• [Instructions to follow] Only lines holding the string "this" are wanted; copy each one from the material.

• [Given records]
:::::

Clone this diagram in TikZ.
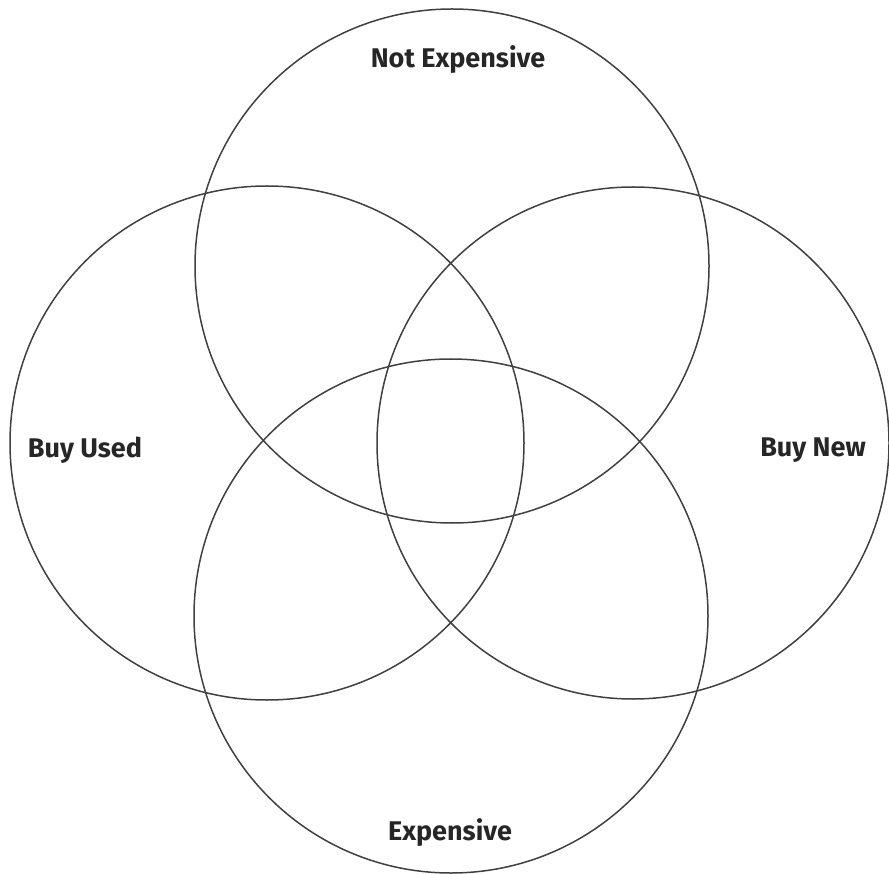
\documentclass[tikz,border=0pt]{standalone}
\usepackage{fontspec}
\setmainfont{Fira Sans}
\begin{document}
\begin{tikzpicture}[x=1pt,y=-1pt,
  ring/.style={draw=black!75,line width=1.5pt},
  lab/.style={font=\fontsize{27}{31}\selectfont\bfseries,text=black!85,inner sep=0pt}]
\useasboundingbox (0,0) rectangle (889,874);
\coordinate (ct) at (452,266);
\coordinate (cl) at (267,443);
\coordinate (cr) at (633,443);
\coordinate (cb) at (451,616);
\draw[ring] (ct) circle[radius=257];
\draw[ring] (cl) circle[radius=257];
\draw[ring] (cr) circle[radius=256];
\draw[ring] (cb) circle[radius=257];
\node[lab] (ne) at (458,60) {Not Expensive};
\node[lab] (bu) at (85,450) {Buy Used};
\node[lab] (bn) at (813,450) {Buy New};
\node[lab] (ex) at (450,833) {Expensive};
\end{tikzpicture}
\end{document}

:::::

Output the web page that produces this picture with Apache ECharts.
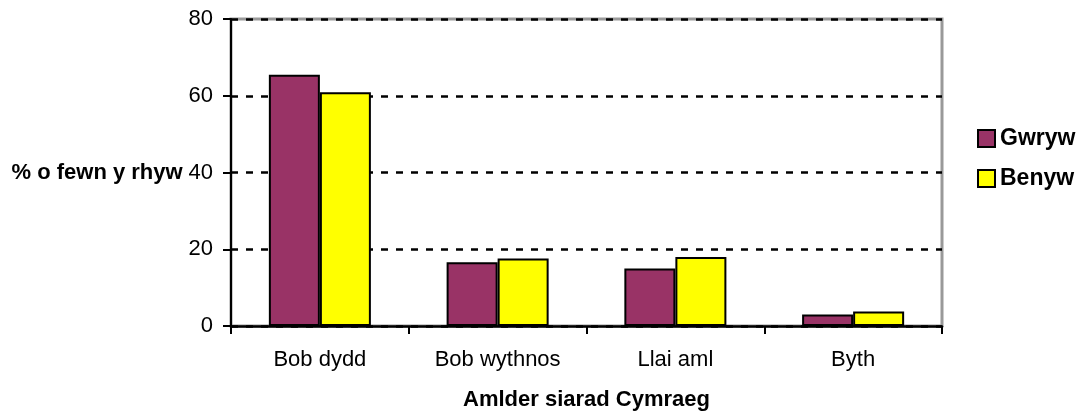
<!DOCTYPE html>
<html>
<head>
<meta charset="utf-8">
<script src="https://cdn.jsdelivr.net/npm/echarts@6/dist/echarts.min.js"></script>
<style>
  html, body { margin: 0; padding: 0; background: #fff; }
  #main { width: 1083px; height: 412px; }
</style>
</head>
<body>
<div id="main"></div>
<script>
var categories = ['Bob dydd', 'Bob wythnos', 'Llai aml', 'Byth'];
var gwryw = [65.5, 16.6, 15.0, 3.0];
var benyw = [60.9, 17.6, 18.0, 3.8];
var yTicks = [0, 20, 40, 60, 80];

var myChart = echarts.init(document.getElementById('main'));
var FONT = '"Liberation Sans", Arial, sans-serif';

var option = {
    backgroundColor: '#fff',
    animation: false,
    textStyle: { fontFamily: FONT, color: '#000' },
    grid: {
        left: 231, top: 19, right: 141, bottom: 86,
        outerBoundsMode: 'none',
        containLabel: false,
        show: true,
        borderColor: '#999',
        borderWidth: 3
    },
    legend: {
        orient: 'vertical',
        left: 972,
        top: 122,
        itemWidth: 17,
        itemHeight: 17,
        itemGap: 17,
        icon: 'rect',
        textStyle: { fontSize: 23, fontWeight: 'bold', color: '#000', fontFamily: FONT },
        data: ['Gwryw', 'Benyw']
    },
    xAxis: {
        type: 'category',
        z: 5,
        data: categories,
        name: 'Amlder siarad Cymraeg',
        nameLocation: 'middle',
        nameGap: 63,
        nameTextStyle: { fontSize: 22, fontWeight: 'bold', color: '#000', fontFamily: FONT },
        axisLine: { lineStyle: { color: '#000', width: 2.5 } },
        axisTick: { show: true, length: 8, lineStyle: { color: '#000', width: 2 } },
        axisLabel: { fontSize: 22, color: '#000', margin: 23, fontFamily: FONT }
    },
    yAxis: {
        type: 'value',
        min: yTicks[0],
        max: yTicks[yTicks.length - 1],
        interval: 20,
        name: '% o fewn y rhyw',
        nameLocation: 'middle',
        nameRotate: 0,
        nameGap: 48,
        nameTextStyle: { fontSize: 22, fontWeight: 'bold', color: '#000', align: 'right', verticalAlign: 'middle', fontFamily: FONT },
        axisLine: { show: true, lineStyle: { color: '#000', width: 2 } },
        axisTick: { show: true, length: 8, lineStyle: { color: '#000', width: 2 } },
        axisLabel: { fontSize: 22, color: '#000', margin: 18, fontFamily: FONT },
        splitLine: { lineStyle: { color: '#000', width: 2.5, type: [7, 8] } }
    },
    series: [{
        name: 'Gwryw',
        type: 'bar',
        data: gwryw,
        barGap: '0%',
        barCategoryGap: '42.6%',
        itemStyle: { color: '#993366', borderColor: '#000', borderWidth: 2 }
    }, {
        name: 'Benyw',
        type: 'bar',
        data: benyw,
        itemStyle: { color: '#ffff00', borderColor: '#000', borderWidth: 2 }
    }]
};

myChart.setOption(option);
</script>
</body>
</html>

:::::

• [Reply to the exercise]
Clone this diagram in TikZ.
Output the web page that produces this picture with Apache ECharts.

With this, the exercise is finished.